The Indian government may hold more debt auctions after its last scheduled tender for the fiscal year on Friday, two people familiar with the matter said, to take advantage of the relatively low cost of borrowing.
The government had cancelled its last two weekly debt sales, each worth 240 billion rupees ($ 3.2 billion), as global yields surged and it had achieved a comfortable cash balance for the fiscal year ending on March 31.
But in a move that surprised markets, the government said on Monday it would borrow 230 billion rupees at the last bond sale for the current fiscal year on Feb. 25.
The sources said that while the government had a comfortable cash position even without further auctions, it would consider completing its planned borrowing if market conditions were appropriate.
“(We) will not commit if this would be our last borrowing for the year.
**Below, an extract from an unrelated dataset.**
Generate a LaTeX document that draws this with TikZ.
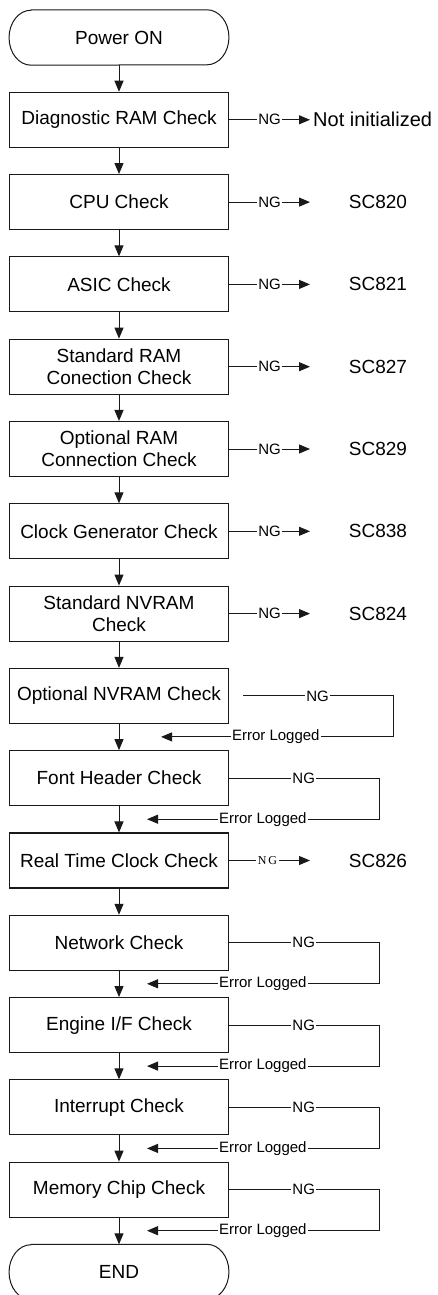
\documentclass[tikz,border=0pt]{standalone}
\usepackage{fontspec}
\setmainfont{Liberation Sans}
\newfontfamily\ngserif{Liberation Serif}
\usetikzlibrary{arrows.meta}
\begin{document}
\begin{tikzpicture}[x=1pt,y=-1pt,
  every node/.style={font=\fontsize{19}{22}\selectfont, text=black},
  box/.style={draw=black!90, line width=1.1pt, minimum width=219.5pt, minimum height=55pt, align=center, inner sep=0pt},
  term/.style={minimum width=219.5pt, minimum height=55pt, inner sep=0pt},
  lbl/.style={font=\fontsize{15}{15}\selectfont, inner sep=1pt},
  serlbl/.style={font=\ngserif\fontsize{12}{12}\selectfont, inner sep=1.5pt},
  ln/.style={draw=black!90, line width=1pt},
  arr/.style={ln, -{Triangle[length=11pt,width=9pt]}},
  termline/.style={draw=black!90, line width=1pt}
]
\useasboundingbox (0,0) rectangle (438,1295);

% main column
\node[term] (pwr)  at (119,37.5)  {Power ON};
\node[box]  (diag) at (119,119.8) {Diagnostic RAM Check};
\node[box]  (cpu)  at (119,202.1) {CPU Check};
\node[box]  (asic) at (119,284.4) {ASIC Check};
\node[box]  (sram) at (119,366.7) {Standard RAM\\Conection Check};
\node[box]  (oram) at (119,449.0) {Optional RAM\\Connection Check};
\node[box]  (clk)  at (119,531.3) {Clock Generator Check};
\node[box]  (snv)  at (119,613.6) {Standard NVRAM\\Check};
\node[box]  (onv)  at (119,695.9) {Optional NVRAM Check};
\node[box]  (font) at (119,778.2) {Font Header Check};
\node[box]  (rtc)  at (119,860.5) {Real Time Clock Check};
\node[box]  (net)  at (119,942.8) {Network Check};
\node[box]  (eng)  at (119,1025.1) {Engine I/F Check};
\node[box]  (intr) at (119,1107.4) {Interrupt Check};
\node[box]  (mem)  at (119,1189.7) {Memory Chip Check};
\node[term] (endn) at (119,1272.0) {END};

% terminal outlines
\foreach \t in {pwr,endn}{
  \draw[termline] ([xshift=22pt]\t.north west) -- ([xshift=-22pt]\t.north east)
    arc[start angle=90, end angle=-90, x radius=22pt, y radius=27.5pt]
    -- ([xshift=22pt]\t.south west)
    arc[start angle=270, end angle=90, x radius=22pt, y radius=27.5pt] -- cycle;
}

% vertical flow
\draw[arr] (pwr.south) -- (diag.north);
\draw[arr] (diag.south) -- (cpu.north);
\draw[arr] (cpu.south) -- (asic.north);
\draw[arr] (asic.south) -- (sram.north);
\draw[arr] (sram.south) -- (oram.north);
\draw[arr] (oram.south) -- (clk.north);
\draw[arr] (clk.south) -- (snv.north);
\draw[arr] (snv.south) -- (onv.north);
\draw[arr] (onv.south) -- (font.north);
\draw[arr] (font.south) -- (rtc.north);
\draw[arr] (rtc.south) -- (net.north);
\draw[arr] (net.south) -- (eng.north);
\draw[arr] (eng.south) -- (intr.north);
\draw[arr] (intr.south) -- (mem.north);
\draw[arr] (mem.south) -- (endn.north);

% straight NG exits
\node[anchor=west, inner sep=0pt, font=\fontsize{20}{22}\selectfont] (r1) at (313,119.8) {Not initialized};
\node (r2) at (378,202.1) {SC820};
\node (r3) at (378,284.4) {SC821};
\node (r4) at (378,366.7) {SC827};
\node (r5) at (378,449.0) {SC829};
\node (r6) at (378,531.3) {SC838};
\node (r7) at (378,613.6) {SC824};
\node (r10) at (378,860.5) {SC826};

\foreach \b/\i/\y in {diag/1/119.8, cpu/2/202.1, asic/3/284.4, sram/4/366.7, oram/5/449.0, clk/6/531.3, snv/7/613.6}{
  \node[lbl] (ng\i) at (269.5,\y) {NG};
  \coordinate (t\i) at (310,\y);
  \draw[ln] (\b.east) -- (ng\i.west);
  \draw[arr] (ng\i.east) -- (t\i);
}
\node[serlbl] (ng10) at (267.5,860.5) {N\,G};
\coordinate (t10) at (310,860.5);
\draw[ln] (rtc.east) -- (ng10.west);
\draw[arr] (ng10.east) -- (t10);

% loop exits (error logged)
\coordinate (s8) at (243,695.9);
\node[lbl] (ng8) at (317.5,695.9) {NG};
\node[lbl] (el8) at (275.8,736.9) {Error Logged};
\coordinate (c8) at (393,736.9);
\coordinate (a8) at (161,736.9);
\draw[ln] (s8) -- (ng8.west);
\draw[ln] (ng8.east) -| (c8) -- (el8.east);
\draw[arr] (el8.west) -- (a8);

\foreach \b/\i/\y in {font/9/778.2, net/11/942.8, eng/12/1025.1, intr/13/1107.4, mem/14/1189.7}{
  \node[lbl] (ng\i) at (303.7,\y) {NG};
  \node[lbl] (el\i) at (262.8,\y+41) {Error Logged};
  \coordinate (c\i) at (379,\y+41);
  \coordinate (a\i) at (147,\y+41);
  \draw[ln] (\b.east) -- (ng\i.west);
  \draw[ln] (ng\i.east) -| (c\i) -- (el\i.east);
  \draw[arr] (el\i.west) -- (a\i);
}
\end{tikzpicture}
\end{document}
We are watching the yields and will take a call accordingly,” a senior official directly involved in the matter told Reuters.
A second source said that for the government to borrow now would allow it to take exploit such lower yields.
The sources sought anonymity because the discussions were private.
The 10-year benchmark yield hit a 2-1/2-year high of 6.95 percent after the government announced record borrowing of 14.95 trillion rupees for 2022/23 in the February 1 federal budget.
The yield, however, has retraced almost all its post-budget gains after the auction cancellations, to stand at 6.73 percent by 0648 GMT.
The finance ministry did not immediately respond to an email seeking comment.
India’s 10-year benchmark 6.54 percent bond moved up to 98.43 rupees, yielding 6.76 percent after the Reuters report, versus 98.90 rupees, and a yield of 6.69 percent on Monday.
Although the government cited a comfortable cash balance as the official reason for the cancelled auctions, sources had told Reuters at the time that officials were concerned about the sharp market reaction to the announced borrowing plan.
Traders warned new auctions could keep pushing yields higher.
“The belief is that we are done with the borrowing for this year. If the government decides to borrow towards the cancelled auctions later, it will lead to a lot of pressure on bonds, especially in the current geopolitical backdrop,” said a senior trader at a foreign bank.
“If we have more auctions this year, yields will likely climb back to 6.95 percent levels,” said a trader at a private bank.